L’équipe n’a pas toujours été la même depuis 16 ans, mais les gens qui travaillent ici ont envie de faire ce métier. J’ai la chance d’avoir une équipe qui aime ce métier et qui est capable de se donner à 100 % pour répondre aux demandes des artistes. C’est comme quand tu reçois un pote à dîner et que tu sais qu’il ne mange pas de bœuf, tu t’adaptes, tout simplement.

Depuis plusieurs années les subventions de l’état baissent à l’encontre des festivals, ça a failli causer la disparition du festival du Mas, comment vous avez sorti la tête de l’eau ?

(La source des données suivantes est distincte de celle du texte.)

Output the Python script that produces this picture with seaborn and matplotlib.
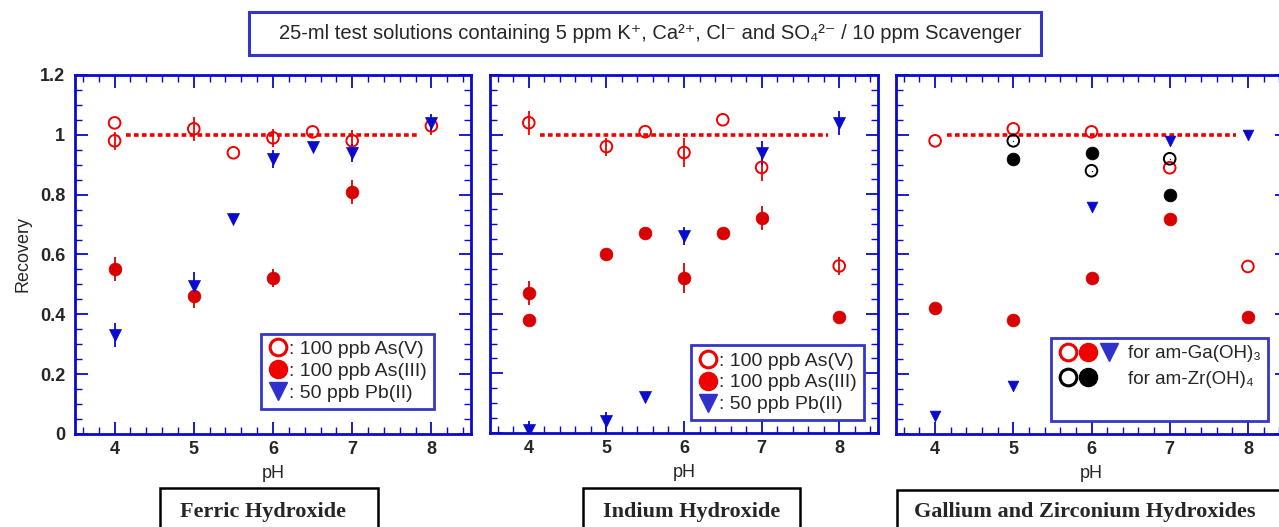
import matplotlib
matplotlib.use("Agg")
import numpy as np
import matplotlib.pyplot as plt
import seaborn as sns
from matplotlib.lines import Line2D
from matplotlib.patches import Rectangle
from matplotlib.legend_handler import HandlerTuple
from matplotlib.ticker import MultipleLocator, FuncFormatter

# ---- data ----
# Ferric hydroxide
fe_asv_x = [4, 4, 5, 5.5, 6, 6.5, 7, 8]
fe_asv_y = [1.04, 0.98, 1.02, 0.94, 0.99, 1.01, 0.98, 1.03]
fe_asv_err = [0, 0.03, 0.04, 0, 0.03, 0, 0.035, 0.03]
fe_as3_x = [4, 5, 6, 7]
fe_as3_y = [0.55, 0.46, 0.52, 0.81]
fe_as3_err = [0.04, 0.04, 0.03, 0.04]
fe_pb_x = [4, 5, 5.5, 6, 6.5, 7, 8]
fe_pb_y = [0.33, 0.495, 0.72, 0.92, 0.96, 0.94, 1.04]
fe_pb_err = [0.04, 0.045, 0, 0.03, 0, 0.03, 0.03]

# Indium hydroxide
in_asv_x = [4, 5, 5.5, 6, 6.5, 7, 8]
in_asv_y = [1.04, 0.96, 1.01, 0.94, 1.05, 0.89, 0.56]
in_asv_err = [0.04, 0.03, 0, 0.05, 0, 0.045, 0.03]
in_as3_x = [4, 4, 5, 5.5, 6, 6.5, 7, 8]
in_as3_y = [0.47, 0.38, 0.60, 0.67, 0.52, 0.67, 0.72, 0.39]
in_as3_err = [0.04, 0, 0, 0, 0.05, 0, 0.04, 0]
in_pb_x = [4, 5, 5.5, 6, 7, 8]
in_pb_y = [0.01, 0.04, 0.12, 0.66, 0.94, 1.04]
in_pb_err = [0, 0.03, 0, 0.03, 0.04, 0.04]

# Gallium / zirconium hydroxides
ga_x = [4, 5, 6, 7, 8]
ga_asv_y = [0.98, 1.02, 1.01, 0.89, 0.56]
ga_as3_y = [0.42, 0.38, 0.52, 0.72, 0.39]
ga_pb_y = [0.06, 0.16, 0.76, 0.98, 1.00]
zr_x = [5, 6, 7]
zr_asv_y = [0.98, 0.88, 0.92]
zr_as3_y = [0.92, 0.94, 0.80]

# 100 % recovery reference line
ref_level = 1.0
ref_start, ref_end = 4.15, 7.85

title = "25-ml test solutions containing 5 ppm K⁺, Ca²⁺, Cl⁻ and SO₄²⁻ / 10 ppm Scavenger"
panel_names = ["Ferric Hydroxide", "Indium Hydroxide",
               "Gallium and Zirconium Hydroxides"]
legend_labels = [": 100 ppb As(V)", ": 100 ppb As(III)", ": 50 ppb Pb(II)"]
ga_zr_labels = ["for am-Ga(OH)₃", "for am-Zr(OH)₄", " "]

RED = "#f00000"
DRED = "#d80000"
BLUE = "#0a0acc"
LBLUE = "#3030cc"
FRAME = "#3535c8"

sns.set_theme(style="ticks")
plt.rcParams["font.family"] = ["Liberation Sans", "DejaVu Sans"]


def points(ax, x, y, err, color, marker, filled, size):
    x = np.asarray(x, float)
    y = np.asarray(y, float)
    if err is not None:
        err = np.asarray(err, float)
        m = err > 0
        ax.vlines(x[m], y[m] - err[m], y[m] + err[m], color=color, lw=1.3, zorder=2)
    if filled:
        sns.scatterplot(x=x, y=y, marker=marker, s=size, color=color,
                        edgecolor=color, linewidth=0.5, ax=ax, zorder=3, legend=False)
    else:
        sns.scatterplot(x=x, y=y, marker=marker, s=size, color="none",
                        edgecolor=color, linewidth=1.4, ax=ax, zorder=3, legend=False)


def style(ax, ylabels):
    ax.set_xlim(3.5, 8.5)
    ax.set_ylim(0, 1.2)
    ax.xaxis.set_major_locator(MultipleLocator(1))
    ax.xaxis.set_minor_locator(MultipleLocator(0.2))
    ax.yaxis.set_major_locator(MultipleLocator(0.2))
    ax.yaxis.set_minor_locator(MultipleLocator(0.05))
    ax.yaxis.set_major_formatter(FuncFormatter(lambda v, p: f"{v:g}"))
    ax.tick_params(which="both", direction="in", top=True, right=True,
                   color=BLUE, labelsize=13)
    ax.tick_params(which="major", length=9, width=1.3)
    ax.tick_params(which="minor", length=5, width=1.0)
    ax.tick_params(axis="x", pad=5)
    ax.tick_params(axis="y", pad=7, labelleft=ylabels)
    for lab in ax.get_xticklabels() + ax.get_yticklabels():
        lab.set_fontweight("bold")
    for sp in ax.spines.values():
        sp.set_visible(True)
        sp.set_color(BLUE)
        sp.set_linewidth(2.0)
    ax.hlines(ref_level, ref_start, ref_end, color=RED, lw=2.6,
              linestyles=(0, (1.3, 0.9)), zorder=1)
    ax.set_xlabel("pH", fontsize=13, labelpad=5)
    ax.set_ylabel("")


def frame_legend(leg):
    fr = leg.get_frame()
    fr.set_edgecolor(FRAME)
    fr.set_linewidth(2.0)
    fr.set_facecolor("white")
    fr.set_alpha(1)


fig = plt.figure(figsize=(12.79, 5.27), dpi=100)
W, H = 1279, 527


def add_axes(left, right, top, bottom):
    return fig.add_axes([left / W, 1 - bottom / H, (right - left) / W, (bottom - top) / H])


ax1 = add_axes(75, 471, 75, 434)
ax2 = add_axes(490, 878, 75, 433)
ax3 = add_axes(896, 1287, 75, 434)

# panel 1
points(ax1, fe_asv_x, fe_asv_y, fe_asv_err, RED, "o", False, 70)
points(ax1, fe_as3_x, fe_as3_y, fe_as3_err, DRED, "o", True, 85)
points(ax1, fe_pb_x, fe_pb_y, fe_pb_err, BLUE, "v", True, 75)
style(ax1, True)
ax1.set_ylabel("Recovery", fontsize=13, labelpad=6)

# panel 2
points(ax2, in_asv_x, in_asv_y, in_asv_err, RED, "o", False, 70)
points(ax2, in_as3_x, in_as3_y, in_as3_err, DRED, "o", True, 85)
points(ax2, in_pb_x, in_pb_y, in_pb_err, BLUE, "v", True, 75)
style(ax2, False)

# panel 3
points(ax3, ga_x, ga_asv_y, None, RED, "o", False, 70)
points(ax3, ga_x, ga_as3_y, None, DRED, "o", True, 85)
points(ax3, ga_x, ga_pb_y, None, BLUE, "v", True, 60)
points(ax3, zr_x, zr_asv_y, None, "black", "o", False, 70)
sns.scatterplot(x=zr_x, y=zr_asv_y, marker=".", s=4, color="black", ax=ax3, zorder=4, legend=False)
points(ax3, zr_x, zr_as3_y, None, "black", "o", True, 85)
style(ax3, False)

# legends
h_open = Line2D([], [], marker="o", ls="", mfc="none", mec=RED, mew=2.2, ms=12)
h_fill = Line2D([], [], marker="o", ls="", mfc=RED, mec=RED, ms=13)
h_tri = Line2D([], [], marker="v", ls="", mfc=LBLUE, mec=LBLUE, ms=13)
for ax, anchor in [(ax1, (0.47, 0.07)), (ax2, (0.518, 0.036))]:
    leg = ax.legend([h_open, h_fill, h_tri], legend_labels, loc="lower left",
                    bbox_to_anchor=anchor, fontsize=14, handlelength=1.0,
                    handletextpad=0.1, borderpad=0.35, labelspacing=0.22,
                    frameon=True, fancybox=False, borderaxespad=0)
    frame_legend(leg)

k_open = Line2D([], [], marker="o", ls="", mfc="none", mec="black", mew=2.2, ms=12)
k_fill = Line2D([], [], marker="o", ls="", mfc="black", mec="black", ms=13)
blank = Line2D([], [], ls="", marker="")
leg3 = ax3.legend([(h_open, h_fill, h_tri), (k_open, k_fill, blank), blank],
                  ga_zr_labels,
                  handler_map={tuple: HandlerTuple(ndivide=None, pad=0.1)},
                  loc="lower left", bbox_to_anchor=(0.396, 0.036), fontsize=13.5,
                  handlelength=3.2, handletextpad=0.5, borderpad=0.4,
                  labelspacing=0.45, frameon=True, fancybox=False, borderaxespad=0)
frame_legend(leg3)

# title box
fig.add_artist(Rectangle((249 / W, 1 - 55 / H), 792 / W, 43 / H, transform=fig.transFigure,
                         fill=False, edgecolor=FRAME, lw=2.2))
fig.text(650 / W, 1 - 34 / H, title, ha="center", va="center", fontsize=14.5)

# hydroxide name boxes along the bottom
for (x0, x1, top) in [(160, 378, 488), (583, 800, 488), (897, 1300, 490)]:
    fig.add_artist(Rectangle((x0 / W, 1 - 540 / H), (x1 - x0) / W, (540 - top) / H,
                             transform=fig.transFigure, facecolor="white",
                             edgecolor="black", lw=1.8))
for cx, name in zip([263, 692, 1085], panel_names):
    fig.text(cx / W, 1 - 512 / H, name, ha="center", va="center", fontsize=16,
             fontweight="bold", family="Liberation Serif")

fig.savefig("out.png", dpi=100)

2014 a été une année très compliquée parce que 20 % des festivals en France ont littéralement été rayés de la carte. Une “cartocrise” avait été créée pour montrer l’envergure du phénomène. Pour s’en sortir, on a fait un crowdfunding grâce auquel on a récolté 30 000 euros. Les 595 prescripteurs ont tenu un rôle de relais pour continuer à faire vivre notre festival grâce au bouche-à-oreille.

Le Mas est une initiative privée qui se déroule dans un lieu privé, donc l’État nous subventionne à hauteur de 8 %. Si un jour, l’État nous dit stop aux subventions, on pourra trouver des solutions. 8 % d’un budget, c’est beaucoup, mais c’est rattrapable.

Pour conclure, c’est quoi ta définition du festival du Mas des Escaravatiers ?

On a changé, on a grossi, et on espère avoir gardé la simplicité et la fraîcheur du début.